WRITTEN REQUEST
Repeat the listing below in full, exactly as it stands.
-------------------------
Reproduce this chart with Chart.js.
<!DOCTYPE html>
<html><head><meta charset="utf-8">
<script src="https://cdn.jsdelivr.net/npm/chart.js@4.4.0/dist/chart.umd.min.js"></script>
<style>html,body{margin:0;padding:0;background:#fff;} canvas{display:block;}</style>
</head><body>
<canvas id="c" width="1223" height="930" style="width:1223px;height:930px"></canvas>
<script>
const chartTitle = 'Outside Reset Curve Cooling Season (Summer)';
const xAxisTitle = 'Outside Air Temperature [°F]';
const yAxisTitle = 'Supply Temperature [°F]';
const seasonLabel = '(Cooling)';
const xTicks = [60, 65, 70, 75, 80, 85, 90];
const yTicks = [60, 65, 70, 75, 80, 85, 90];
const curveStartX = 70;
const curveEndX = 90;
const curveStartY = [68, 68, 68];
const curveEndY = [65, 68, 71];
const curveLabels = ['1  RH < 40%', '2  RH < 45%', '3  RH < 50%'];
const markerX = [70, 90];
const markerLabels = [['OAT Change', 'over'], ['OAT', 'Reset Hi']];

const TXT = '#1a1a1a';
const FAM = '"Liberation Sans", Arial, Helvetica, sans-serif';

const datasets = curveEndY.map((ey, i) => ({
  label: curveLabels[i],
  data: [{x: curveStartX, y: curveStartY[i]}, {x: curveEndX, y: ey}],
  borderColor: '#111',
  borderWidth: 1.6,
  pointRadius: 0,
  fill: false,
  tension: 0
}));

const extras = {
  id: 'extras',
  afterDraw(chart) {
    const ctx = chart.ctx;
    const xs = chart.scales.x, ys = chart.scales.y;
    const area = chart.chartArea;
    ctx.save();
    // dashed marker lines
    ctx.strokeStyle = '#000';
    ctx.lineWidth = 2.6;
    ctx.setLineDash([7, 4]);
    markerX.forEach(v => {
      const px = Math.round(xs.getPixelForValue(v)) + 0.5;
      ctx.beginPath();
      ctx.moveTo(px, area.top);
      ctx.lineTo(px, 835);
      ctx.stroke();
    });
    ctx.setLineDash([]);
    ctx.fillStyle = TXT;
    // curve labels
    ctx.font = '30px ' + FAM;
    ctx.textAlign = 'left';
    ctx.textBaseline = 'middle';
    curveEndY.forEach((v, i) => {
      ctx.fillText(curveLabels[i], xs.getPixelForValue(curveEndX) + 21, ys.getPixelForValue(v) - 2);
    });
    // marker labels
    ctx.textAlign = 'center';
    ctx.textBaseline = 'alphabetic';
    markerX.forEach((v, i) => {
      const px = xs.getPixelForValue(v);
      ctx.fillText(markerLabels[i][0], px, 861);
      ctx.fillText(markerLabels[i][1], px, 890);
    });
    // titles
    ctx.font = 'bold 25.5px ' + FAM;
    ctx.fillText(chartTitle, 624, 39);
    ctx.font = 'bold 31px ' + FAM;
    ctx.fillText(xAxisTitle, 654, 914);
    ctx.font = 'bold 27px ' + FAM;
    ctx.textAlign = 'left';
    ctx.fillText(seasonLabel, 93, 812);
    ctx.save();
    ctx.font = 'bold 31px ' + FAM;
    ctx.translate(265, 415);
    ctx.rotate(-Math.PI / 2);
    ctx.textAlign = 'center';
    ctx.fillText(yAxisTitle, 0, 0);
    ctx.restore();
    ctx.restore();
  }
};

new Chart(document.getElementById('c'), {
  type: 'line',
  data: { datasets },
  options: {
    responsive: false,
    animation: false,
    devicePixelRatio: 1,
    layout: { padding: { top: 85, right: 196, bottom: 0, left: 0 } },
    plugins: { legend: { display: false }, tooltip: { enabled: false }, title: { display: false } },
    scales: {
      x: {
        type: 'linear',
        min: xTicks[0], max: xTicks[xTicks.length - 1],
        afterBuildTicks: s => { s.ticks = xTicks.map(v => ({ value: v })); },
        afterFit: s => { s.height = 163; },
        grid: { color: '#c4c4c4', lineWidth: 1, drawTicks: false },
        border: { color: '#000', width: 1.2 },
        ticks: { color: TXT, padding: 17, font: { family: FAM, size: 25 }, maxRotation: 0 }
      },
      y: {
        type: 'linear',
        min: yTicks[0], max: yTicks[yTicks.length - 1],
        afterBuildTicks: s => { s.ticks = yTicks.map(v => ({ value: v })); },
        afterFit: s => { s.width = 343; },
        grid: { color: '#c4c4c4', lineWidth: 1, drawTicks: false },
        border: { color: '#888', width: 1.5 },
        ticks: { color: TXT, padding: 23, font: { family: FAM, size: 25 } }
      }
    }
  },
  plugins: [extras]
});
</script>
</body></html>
-------------------------
OUTPUT
Reproduce this chart with Chart.js.
<!DOCTYPE html>
<html><head><meta charset="utf-8">
<script src="https://cdn.jsdelivr.net/npm/chart.js@4.4.0/dist/chart.umd.min.js"></script>
<style>html,body{margin:0;padding:0;background:#fff;} canvas{display:block;}</style>
</head><body>
<canvas id="c" width="1223" height="930" style="width:1223px;height:930px"></canvas>
<script>
const chartTitle = 'Outside Reset Curve Cooling Season (Summer)';
const xAxisTitle = 'Outside Air Temperature [°F]';
const yAxisTitle = 'Supply Temperature [°F]';
const seasonLabel = '(Cooling)';
const xTicks = [60, 65, 70, 75, 80, 85, 90];
const yTicks = [60, 65, 70, 75, 80, 85, 90];
const curveStartX = 70;
const curveEndX = 90;
const curveStartY = [68, 68, 68];
const curveEndY = [65, 68, 71];
const curveLabels = ['1  RH < 40%', '2  RH < 45%', '3  RH < 50%'];
const markerX = [70, 90];
const markerLabels = [['OAT Change', 'over'], ['OAT', 'Reset Hi']];

const TXT = '#1a1a1a';
const FAM = '"Liberation Sans", Arial, Helvetica, sans-serif';

const datasets = curveEndY.map((ey, i) => ({
  label: curveLabels[i],
  data: [{x: curveStartX, y: curveStartY[i]}, {x: curveEndX, y: ey}],
  borderColor: '#111',
  borderWidth: 1.6,
  pointRadius: 0,
  fill: false,
  tension: 0
}));

const extras = {
  id: 'extras',
  afterDraw(chart) {
    const ctx = chart.ctx;
    const xs = chart.scales.x, ys = chart.scales.y;
    const area = chart.chartArea;
    ctx.save();
    // dashed marker lines
    ctx.strokeStyle = '#000';
    ctx.lineWidth = 2.6;
    ctx.setLineDash([7, 4]);
    markerX.forEach(v => {
      const px = Math.round(xs.getPixelForValue(v)) + 0.5;
      ctx.beginPath();
      ctx.moveTo(px, area.top);
      ctx.lineTo(px, 835);
      ctx.stroke();
    });
    ctx.setLineDash([]);
    ctx.fillStyle = TXT;
    // curve labels
    ctx.font = '30px ' + FAM;
    ctx.textAlign = 'left';
    ctx.textBaseline = 'middle';
    curveEndY.forEach((v, i) => {
      ctx.fillText(curveLabels[i], xs.getPixelForValue(curveEndX) + 21, ys.getPixelForValue(v) - 2);
    });
    // marker labels
    ctx.textAlign = 'center';
    ctx.textBaseline = 'alphabetic';
    markerX.forEach((v, i) => {
      const px = xs.getPixelForValue(v);
      ctx.fillText(markerLabels[i][0], px, 861);
      ctx.fillText(markerLabels[i][1], px, 890);
    });
    // titles
    ctx.font = 'bold 25.5px ' + FAM;
    ctx.fillText(chartTitle, 624, 39);
    ctx.font = 'bold 31px ' + FAM;
    ctx.fillText(xAxisTitle, 654, 914);
    ctx.font = 'bold 27px ' + FAM;
    ctx.textAlign = 'left';
    ctx.fillText(seasonLabel, 93, 812);
    ctx.save();
    ctx.font = 'bold 31px ' + FAM;
    ctx.translate(265, 415);
    ctx.rotate(-Math.PI / 2);
    ctx.textAlign = 'center';
    ctx.fillText(yAxisTitle, 0, 0);
    ctx.restore();
    ctx.restore();
  }
};

new Chart(document.getElementById('c'), {
  type: 'line',
  data: { datasets },
  options: {
    responsive: false,
    animation: false,
    devicePixelRatio: 1,
    layout: { padding: { top: 85, right: 196, bottom: 0, left: 0 } },
    plugins: { legend: { display: false }, tooltip: { enabled: false }, title: { display: false } },
    scales: {
      x: {
        type: 'linear',
        min: xTicks[0], max: xTicks[xTicks.length - 1],
        afterBuildTicks: s => { s.ticks = xTicks.map(v => ({ value: v })); },
        afterFit: s => { s.height = 163; },
        grid: { color: '#c4c4c4', lineWidth: 1, drawTicks: false },
        border: { color: '#000', width: 1.2 },
        ticks: { color: TXT, padding: 17, font: { family: FAM, size: 25 }, maxRotation: 0 }
      },
      y: {
        type: 'linear',
        min: yTicks[0], max: yTicks[yTicks.length - 1],
        afterBuildTicks: s => { s.ticks = yTicks.map(v => ({ value: v })); },
        afterFit: s => { s.width = 343; },
        grid: { color: '#c4c4c4', lineWidth: 1, drawTicks: false },
        border: { color: '#888', width: 1.5 },
        ticks: { color: TXT, padding: 23, font: { family: FAM, size: 25 } }
      }
    }
  },
  plugins: [extras]
});
</script>
</body></html>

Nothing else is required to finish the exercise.